You have to keep clean sheets and register away wins to have any aspirations of securing continental action.
Aberdeen have been unable to deliver both those fundamentals.
The Reds have registered only two wins in 15 on the road and five clean sheets in 34 matches in all competitions.
Motherwell marked the end of Glass’ managerial career at Pittodrie, but will it be the end of the atrocious run of form?
Aberdeen have the form of a team that will remain mired in the bottom six and the remainder of the season looks set to be torture for the club’s supporters.
The new manager will have to be a major, exciting appointment to reignite any hope into the season.
Euro bid or relegation battle?
The fear is the Dons’ situation could deteriorate further and they could be dragged into a relegation dogfight.
The Reds are just eight points above the relegation play off zone and 10 from the automatic relegation spot.

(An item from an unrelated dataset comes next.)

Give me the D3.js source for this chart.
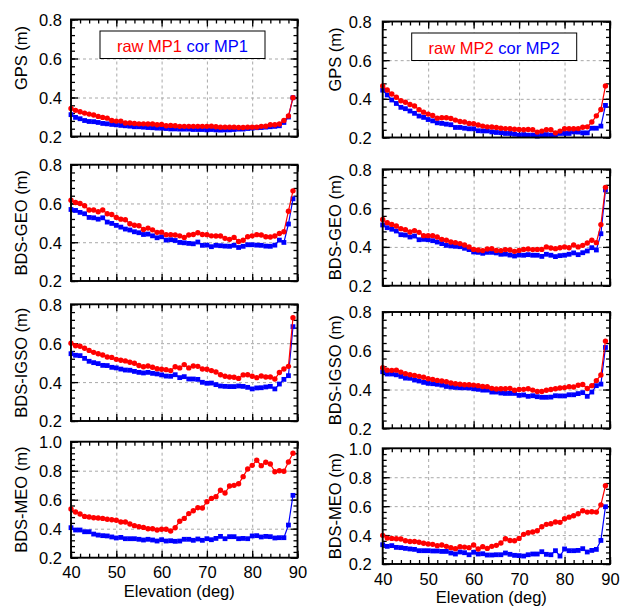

European qualification or flirting with a relegation battle? It is in Aberdeen’s hands and could go either way as the Premiership is so congested.
The appointment of Glass’ successor will be pivotal to which way the pendulum swings.
Aberdeen and Glass suffered a similar crisis in October when suffering a run of 10 wins without victory, the club’s worst form since 2010.
Cormack and the board then needed to back him in the January transfer window by strengthening the squad significantly. That didn’t happen.
Aberdeen are now searching the free agent market to bring in reinforcements.
Another miserable away day
Ross McCrorie supplied a sublime curling cross from the right that Christian Ramirez headed in from 10 yards.
Aberdeen could have been 2-0 up moments later, Ramirez burst in on goal and lifted the ball beyond keeper Liam Kelly only to see the shot flash inches wide.
Motherwell hit back in the 34th minute when Van Veen picked up the ball and curled a shot from 20 yards.
The effort took a deflection that moved it away from keeper Gary Woods into the far top corner.
Motherwell then deservedly went ahead when a Sean Goss’ corner caused panic in the defence.
Lack of communication between keeper Woods and Scott Brown saw them impede one another. From the chaos, Connor Shields latched onto the loose ball to fire home deep into first half injury time.
The woodwork denied Motherwell midway through the second half when a Mark O’Hara shot was deflected on to the bar.
Soon after, a poor David Bates headed clearance fell to Van Veen, but, clean through on goal, he shot wide to waste a clear chance.
Aberdeen pushed on trying to force extra-time. In injury time, the ball fell to Ramirez in space and the striker unleashed a powerful 12-yard drive, but keeper Kelly produced a superb save to secure the win.
It was the last moment of action in Glass’ Pittodrie managerial career.